In order to accomplish this, the International Olympic Committee (IOC) collects and stores blood and urine samples from Olympic athletes for eight years following each Olympic Games. The IOC first implemented this policy with the 2004 Summer Olympics in Athens.

The IOC retroactively suspended Olympic athletes for the first time six weeks after the 2008 Summer Olympics in Beijing. A new test for CERA, a third-generation oxygen-boosting drug that is a PEGylated version of erythropoeitin (EPO), was used to re-analyze all samples. The IOC was able to catch and suspend five athletes.

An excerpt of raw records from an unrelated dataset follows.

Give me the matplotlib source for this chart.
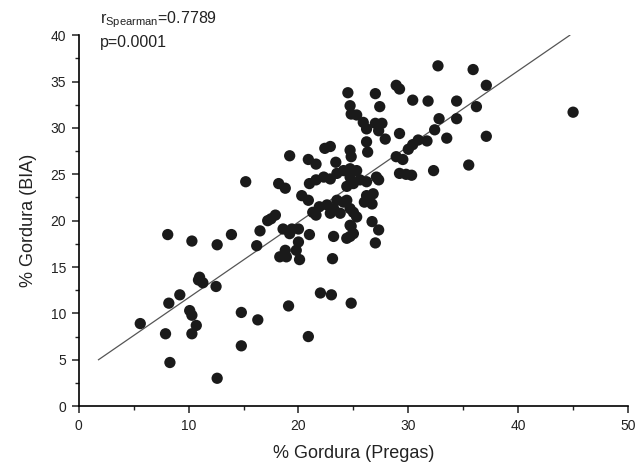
import matplotlib
matplotlib.use("Agg")
import matplotlib.pyplot as plt
from matplotlib.ticker import MultipleLocator

plt.rcParams['font.family'] = ['Liberation Sans', 'DejaVu Sans']

# % gordura por pregas (x) vs BIA (y)
pregas = [5.6, 7.9, 8.3, 8.2, 9.2, 10.1, 10.3, 10.7, 10.3, 10.9, 11.3, 11.0, 12.5, 12.6,
          14.8, 14.8, 16.3, 8.1, 10.3, 12.6, 13.9, 16.5, 16.2, 17.5, 17.9, 15.2, 19.1,
          20.9, 22.0, 23.0, 24.8, 23.1, 23.2, 18.3, 18.9, 18.8, 19.8, 20.0, 20.1, 18.6,
          19.4, 20.0, 19.2, 21.0, 24.7, 24.8, 25.0, 24.4, 27.0, 27.3, 26.7, 18.2, 18.8,
          20.3, 20.9, 21.3, 21.9, 22.6, 23.2, 23.8, 21.6, 22.9, 24.1, 24.4, 23.5, 24.7,
          25.0, 25.3, 24.7, 26.2, 26.0, 26.7, 26.8, 21.0, 21.6, 22.3, 22.9, 23.5, 24.1,
          24.7, 25.3, 24.7, 25.0, 24.4, 25.6, 26.2, 27.3, 27.1, 19.2, 20.9, 21.6, 22.4,
          22.9, 24.7, 24.8, 23.4, 24.5, 27.0, 28.9, 29.2, 24.7, 24.8, 25.3, 27.4, 25.9,
          26.2, 27.0, 27.6, 27.3, 27.9, 26.2, 26.3, 29.2, 28.9, 29.5, 29.2, 29.8, 30.3,
          32.7, 35.9, 37.1, 30.4, 31.8, 34.4, 36.2, 32.8, 34.4, 32.4, 30.9, 31.7, 30.4,
          30.0, 33.5, 37.1, 32.3, 35.5, 45.0, 17.2]
bia = [8.9, 7.8, 4.7, 11.1, 12.0, 10.3, 9.8, 8.7, 7.8, 13.6, 13.3, 13.9, 12.9, 3.0,
       10.1, 6.5, 9.3, 18.5, 17.8, 17.4, 18.5, 18.9, 17.3, 20.2, 20.6, 24.2, 10.8,
       7.5, 12.2, 12.0, 11.1, 15.9, 18.3, 16.1, 16.1, 16.8, 16.8, 17.7, 15.8, 19.1,
       19.1, 19.1, 18.6, 18.5, 18.3, 19.4, 18.6, 18.1, 17.6, 19.0, 19.9, 24.0, 23.5,
       22.7, 22.2, 20.9, 21.5, 21.7, 21.3, 20.8, 20.6, 20.8, 22.0, 22.2, 22.2, 21.3,
       20.9, 20.4, 19.5, 22.7, 22.0, 21.8, 22.9, 24.0, 24.4, 24.7, 24.5, 25.1, 25.4,
       25.6, 25.4, 24.7, 24.0, 23.7, 24.4, 24.2, 24.4, 24.7, 27.0, 26.6, 26.1, 27.8,
       28.0, 27.6, 26.9, 26.3, 33.8, 33.7, 34.6, 34.2, 32.4, 31.5, 31.4, 32.3, 30.6,
       29.9, 30.5, 30.5, 29.7, 28.8, 28.5, 27.4, 29.4, 26.9, 26.6, 25.1, 25.0, 24.9,
       36.7, 36.3, 34.6, 33.0, 32.9, 32.9, 32.3, 31.0, 31.0, 29.8, 28.7, 28.6, 28.2,
       27.7, 28.9, 29.1, 25.4, 26.0, 31.7, 20.0]

# reta de regressao (extremos)
reta_x = [1.8, 44.7]
reta_y = [5.0, 40.0]

fig = plt.figure(figsize=(6.35, 4.7), dpi=100)
ax = fig.add_axes([0.124, 0.136, 0.865, 0.789])

ax.scatter(pregas, bia, s=66, color='#1a1a1a', edgecolors='none', zorder=3)
ax.plot(reta_x, reta_y, color='#555555', linewidth=0.9, zorder=2)

ax.set_xlim(0, 50)
ax.set_ylim(0, 40)
ax.spines['top'].set_visible(False)
ax.spines['right'].set_visible(False)
ax.spines['left'].set_linewidth(1.2)
ax.spines['bottom'].set_linewidth(1.2)

ax.xaxis.set_major_locator(MultipleLocator(10))
ax.xaxis.set_minor_locator(MultipleLocator(5))
ax.yaxis.set_major_locator(MultipleLocator(5))
ax.yaxis.set_minor_locator(MultipleLocator(2.5))
ax.tick_params(which='major', direction='out', length=5, width=1.1, labelsize=10,
               colors='#222222', pad=4)
ax.tick_params(which='minor', direction='out', length=3, width=1.0, colors='#222222')

ax.set_xlabel('% Gordura (Pregas)', fontsize=13, color='#222222', labelpad=9)
ax.set_ylabel('% Gordura (BIA)', fontsize=13, color='#222222', labelpad=10)

fig.text(0.157, 0.958, r'r$_{\mathregular{Spearman}}$=0.7789', fontsize=11.5,
         color='#222222', va='center', ha='left')
fig.text(0.157, 0.91, 'p=0.0001', fontsize=11.5, color='#222222', va='center', ha='left')

fig.savefig('out.png', dpi=100)
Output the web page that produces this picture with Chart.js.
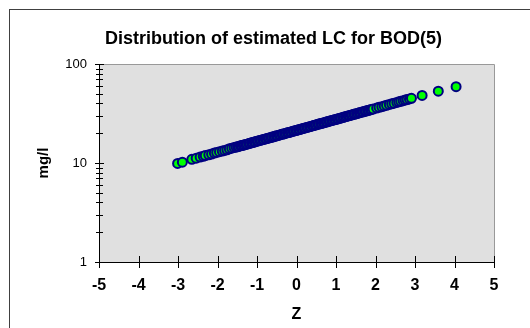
<!DOCTYPE html>
<html>
<head>
<meta charset="utf-8">
<title>Distribution of estimated LC for BOD(5)</title>
<script src="https://cdn.jsdelivr.net/npm/chart.js@4.4.0/dist/chart.umd.min.js"></script>
<style>
  body { margin: 0; background: #fff; }
  #wrap { position: relative; width: 530px; height: 328px; overflow: hidden; }
  #frame { position: absolute; left: 9px; top: 9px; width: 600px; height: 400px; border: 1px solid #404040; }
  #lc-chart { position: absolute; left: 0; top: 0; }
  #chart-title {
    position: absolute; left: 0; top: 27px; width: 547px;
    text-align: center; color: #000;
    font: bold 18px "Liberation Sans", Arial, sans-serif; line-height: 22px;
  }
</style>
</head>
<body>
<div id="wrap">
  <div id="frame"></div>
  <canvas id="lc-chart" width="530" height="328"></canvas>
  <div id="chart-title">Distribution of estimated LC for BOD(5)</div>
</div>
<script>
// Standard normal score of each estimate, sorted ascending
const zScores = [
  -3.01, -2.89, -2.65, -2.54, -2.44, -2.36, -2.31, -2.22, -2.15, -2.08,
  -2.02, -1.95, -1.88, -1.82, -1.76, -1.70, -1.64, -1.58, -1.53, -1.49,
  -1.46, -1.42, -1.39, -1.35, -1.32, -1.28, -1.25, -1.21, -1.18, -1.14,
  -1.11, -1.07, -1.04, -1.00, -0.97, -0.93, -0.90, -0.86, -0.83, -0.79,
  -0.76, -0.72, -0.69, -0.65, -0.62, -0.58, -0.55, -0.51, -0.48, -0.44,
  -0.41, -0.37, -0.34, -0.30, -0.27, -0.23, -0.20, -0.16, -0.13, -0.09,
  -0.06, -0.02, 0.01, 0.05, 0.08, 0.12, 0.15, 0.19, 0.22, 0.26,
  0.29, 0.33, 0.36, 0.40, 0.43, 0.47, 0.50, 0.54, 0.57, 0.61,
  0.64, 0.68, 0.71, 0.75, 0.78, 0.82, 0.85, 0.89, 0.92, 0.96,
  0.99, 1.03, 1.06, 1.10, 1.13, 1.17, 1.20, 1.24, 1.27, 1.31,
  1.34, 1.38, 1.41, 1.45, 1.48, 1.52, 1.55, 1.59, 1.62, 1.66,
  1.69, 1.73, 1.76, 1.80, 1.83, 1.87, 1.90, 1.94, 2.03, 2.09,
  2.16, 2.22, 2.28, 2.35, 2.41, 2.47, 2.54, 2.59, 2.64, 2.70,
  2.75, 2.80, 2.86, 2.91, 3.18, 3.59, 4.04
];

// Estimated LC, mg/l (same order as zScores)
const lcValues = [
  9.9, 10.2, 10.9, 11.2, 11.5, 11.7, 11.9, 12.1, 12.3, 12.6,
  12.8, 13.0, 13.2, 13.4, 13.6, 13.9, 14.1, 14.3, 14.5, 14.6,
  14.7, 14.9, 15.0, 15.1, 15.3, 15.4, 15.5, 15.7, 15.8, 16.0,
  16.1, 16.3, 16.4, 16.6, 16.7, 16.9, 17.0, 17.2, 17.3, 17.5,
  17.6, 17.8, 17.9, 18.1, 18.3, 18.4, 18.6, 18.8, 18.9, 19.1,
  19.3, 19.5, 19.6, 19.8, 20.0, 20.2, 20.3, 20.5, 20.7, 20.9,
  21.1, 21.3, 21.4, 21.7, 21.8, 22.1, 22.2, 22.5, 22.6, 22.9,
  23.0, 23.3, 23.4, 23.7, 23.9, 24.1, 24.3, 24.6, 24.7, 25.0,
  25.2, 25.4, 25.6, 25.9, 26.1, 26.4, 26.6, 26.8, 27.1, 27.3,
  27.5, 27.8, 28.0, 28.3, 28.5, 28.8, 29.1, 29.4, 29.6, 29.9,
  30.1, 30.4, 30.7, 31.0, 31.2, 31.5, 31.8, 32.1, 32.4, 32.7,
  32.9, 33.3, 33.5, 33.9, 34.1, 34.5, 34.8, 35.1, 35.9, 36.5,
  37.1, 37.7, 38.3, 39.0, 39.6, 40.2, 40.9, 41.5, 42.0, 42.6,
  43.2, 43.7, 44.4, 45.0, 48.2, 53.2, 59.0
];

// Axis ticks
const xTicks = [-5, -4, -3, -2, -1, 0, 1, 2, 3, 4, 5];
const yTickLabels = [1, 10, 100];
const yMinorTicks = [2, 3, 4, 5, 6, 7, 8, 9, 20, 30, 40, 50, 60, 70, 80, 90];

const fontFamily = '"Liberation Sans", Arial, sans-serif';

// Grey plot background, grey top/right edge and tick marks crossing the axes
const plotFrame = {
  id: "plotFrame",
  beforeDraw(chart) {
    const { ctx, chartArea: a } = chart;
    ctx.save();
    ctx.fillStyle = "#e0e0e0";
    ctx.fillRect(a.left, a.top, a.right - a.left, a.bottom - a.top);
    ctx.restore();
  },
  beforeDatasetsDraw(chart) {
    const { ctx, chartArea: a, scales } = chart;
    ctx.save();
    ctx.lineWidth = 1;

    ctx.strokeStyle = "#999";
    ctx.beginPath();
    ctx.moveTo(a.left, a.top + 0.5);
    ctx.lineTo(a.right + 0.5, a.top + 0.5);
    ctx.lineTo(a.right + 0.5, a.bottom);
    ctx.stroke();

    ctx.strokeStyle = "#000";
    ctx.beginPath();
    xTicks.forEach(v => {
      const x = Math.round(scales.x.getPixelForValue(v)) + 0.5;
      ctx.moveTo(x, a.bottom - 6);
      ctx.lineTo(x, a.bottom + 6);
    });
    yTickLabels.forEach(v => {
      const y = Math.round(scales.y.getPixelForValue(v)) + 0.5;
      ctx.moveTo(a.left - 4, y);
      ctx.lineTo(a.left + 5, y);
    });
    yMinorTicks.forEach(v => {
      const y = Math.round(scales.y.getPixelForValue(v)) + 0.5;
      ctx.moveTo(a.left - 3, y);
      ctx.lineTo(a.left + 4, y);
    });
    ctx.stroke();
    ctx.restore();
  }
};

const points = zScores.map((z, i) => ({ x: z, y: lcValues[i] }));

new Chart(document.getElementById("lc-chart"), {
  type: "scatter",
  data: {
    datasets: [
      {
        label: "LC",
        data: points,
        backgroundColor: "#00ff00",
        borderColor: "#000080",
        borderWidth: 2,
        pointRadius: 4.5
      }
    ]
  },
  options: {
    responsive: false,
    animation: false,
    events: [],
    layout: { padding: { left: 20, top: 64, right: 36, bottom: 0 } },
    plugins: {
      legend: { display: false },
      tooltip: { enabled: false }
    },
    scales: {
      x: {
        type: "linear",
        min: -5,
        max: 5,
        afterBuildTicks: scale => { scale.ticks = xTicks.map(v => ({ value: v })); },
        afterFit: scale => { scale.height = 66; },
        grid: { display: false, drawTicks: false },
        border: { display: true, color: "#000", width: 1 },
        ticks: {
          color: "#000",
          padding: 14,
          maxRotation: 0,
          font: { family: fontFamily, size: 16, weight: "bold" }
        },
        title: {
          display: true,
          text: "Z",
          color: "#000",
          font: { family: fontFamily, size: 16, weight: "bold" },
          padding: { top: 0, bottom: 4 }
        }
      },
      y: {
        type: "logarithmic",
        min: 1,
        max: 100,
        afterBuildTicks: scale => { scale.ticks = yTickLabels.map(v => ({ value: v })); },
        afterFit: scale => { scale.width = 79; },
        grid: { display: false, drawTicks: false },
        border: { display: true, color: "#000", width: 1 },
        ticks: {
          color: "#000",
          padding: 12,
          font: { family: fontFamily, size: 13 },
          callback: v => String(v)
        },
        title: {
          display: true,
          text: "mg/l",
          color: "#000",
          font: { family: fontFamily, size: 15, weight: "bold" },
          padding: { top: 15, bottom: 0 }
        }
      }
    }
  },
  plugins: [plotFrame]
});
</script>
</body>
</html>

The IOC was encouraged by this small victory in its war on doping. The eight-year storage guidelines was thought to act as a powerful deterrent for athletes considering the use of steroids and PEDs.

In May 2012, the IOC re-analyzed 100 samples from the 2004 Summer Olympics in Athens. The “A” and “B” samples of five athletes reportedly tested positive for unidentified PEDs. The International Olympic Committee (IOC) Executive Board will determine the fate of these athletes at a meeting in Lausanne on December 4-5, 2012.

The German television station ARD identified the five athletes as being involved in shot put, discus and weightlifting. These sports have historically had a relatively high rate of steroid use.

The five athletes include: Yuriy Bilong, the men’s shot put gold medalist from the Ukraine; Svetlana Krivelyova, the women’s shot put bronze medalist from Russia; Irina Yatchenko, the women’s discus bronze medalist from Belarus; and Oleg Perepechenov, the men’s bronze weightlifting bronze medalist from Russia.

Russian Darya Pischchalnikova, the women’s discus silver medalist at the 2012 London Olympics, was recently caught with metabolites of stanozolol (Winstrol) in a recently re-analyzed urine sample. The IOC reportedly use a more sensitive test for the detection of steroids. It is unclear if a similar advanced test was applied to the Athens samples.